Required Skills & Competencies
Hard Skills (Technical)
- Deep expertise in virtualization platforms (VMware vSphere, vSAN, NSX; or OpenStack/Red Hat Virtualization) and lifecycle management of hypervisors.
- Strong Kubernetes and container platform knowledge (OpenShift, upstream Kubernetes, K3s, Rancher) including cluster design, RBAC, network plugins, and persistent storage integration.
- Infrastructure-as-code and automation experience with Terraform, Ansible, Cloud-Init, or similar tools; ability to author reusable modules and CI-driven provisioning.
- Networking fundamentals and advanced skills: BGP, VLANs, VXLAN, load balancers (F5, HAProxy), SDN solutions, and data center routing/switching design.

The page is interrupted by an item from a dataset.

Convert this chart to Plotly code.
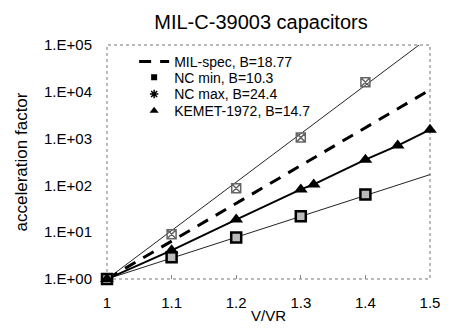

- Storage architecture and administration: SAN (iSCSI, Fibre Channel), NAS, HCI platforms (Nutanix, HPE SimpliVity), and familiarity with storage performance tuning.
- Strong scripting and programming skills (Python, Bash, Go) for automation, tooling and operational runbooks.
- Observability and logging toolchain experience: Prometheus, Grafana, ELK/EFK, Splunk, and distributed tracing tools (Jaeger, Zipkin).
- Security and compliance implementation knowledge: host hardening, microsegmentation, encryption, vulnerability scanning, and familiarity with SOC2/ISO27001/PCI/HIPAA requirements.
- Backup, replication, and disaster recovery technologies (Veeam, Commvault, Zerto) and proven DR orchestration experience.
- Experience integrating identity/authorization systems (Active Directory, LDAP, SAML, OIDC) and secrets management (HashiCorp Vault).
- Experience with hardware lifecycle management including BIOS/firmware compatibility testing, procurement and vendor escalation processes.
- Familiarity with hybrid connectivity technologies: VPN, AWS Direct Connect, Azure ExpressRoute, and traffic routing between on-prem and public cloud.
- Knowledge of platform security controls, network segmentation, WAFs, DDoS protection, and secure ingress patterns.
- CI/CD platform experience (Jenkins, GitLab CI, Argo CD) and integrating infrastructure automation into pipelines.
Soft Skills
- Strong communication and stakeholder management — able to present complex technical designs to executives and non-technical audiences.
- Strategic thinking and architecture-level decision-making; able to balance short-term delivery with long-term platform vision.
- Leadership and mentoring — proven ability to guide engineers, build consensus and raise team capabilities.
- Problem-solving and troubleshooting under pressure during critical incidents and outages.
- Project and program management instincts — plan multi-phase migrations and coordinate cross-functional rollouts.
- Customer-focused mindset — understands developer experience, internal SLAs, and the needs of product teams.
- Negotiation and vendor-management skills for hardware and enterprise software contracts.
- Continuous learning and adaptability to rapidly-evolving infrastructure technologies and operational practices.
Education & Experience
Educational Background
Minimum Education:
- Bachelor's degree in Computer Science, Information Systems, Electrical Engineering or related technical field (or equivalent professional experience).
Preferred Education:
- Master's degree in Computer Science, Information Systems, Systems Engineering or MBA with a technical focus.
- Relevant industry certifications (VMware Certified Advanced Professional, Red Hat Certified Architect, Certified Kubernetes Administrator/Certified Kubernetes Security Specialist, HashiCorp Certified: Terraform Associate).
Relevant Fields of Study:
- Computer Science / Software Engineering
- Information Systems / IT Infrastructure
- Network Engineering / Telecommunications
- Systems Engineering / Electrical Engineering
Experience Requirements
Typical Experience Range: 8+ years in data center, infrastructure, or cloud platform engineering with at least 3–5 years in architecture or technical lead roles.
Preferred:
- Demonstrated track record delivering production-scale private/hybrid cloud platforms and leading cross-functional infrastructure projects.
- Experience with enterprise compliance environments, DR planning, and multi-site data center operations.
- Prior experience mentoring teams and defining platform standards and governance.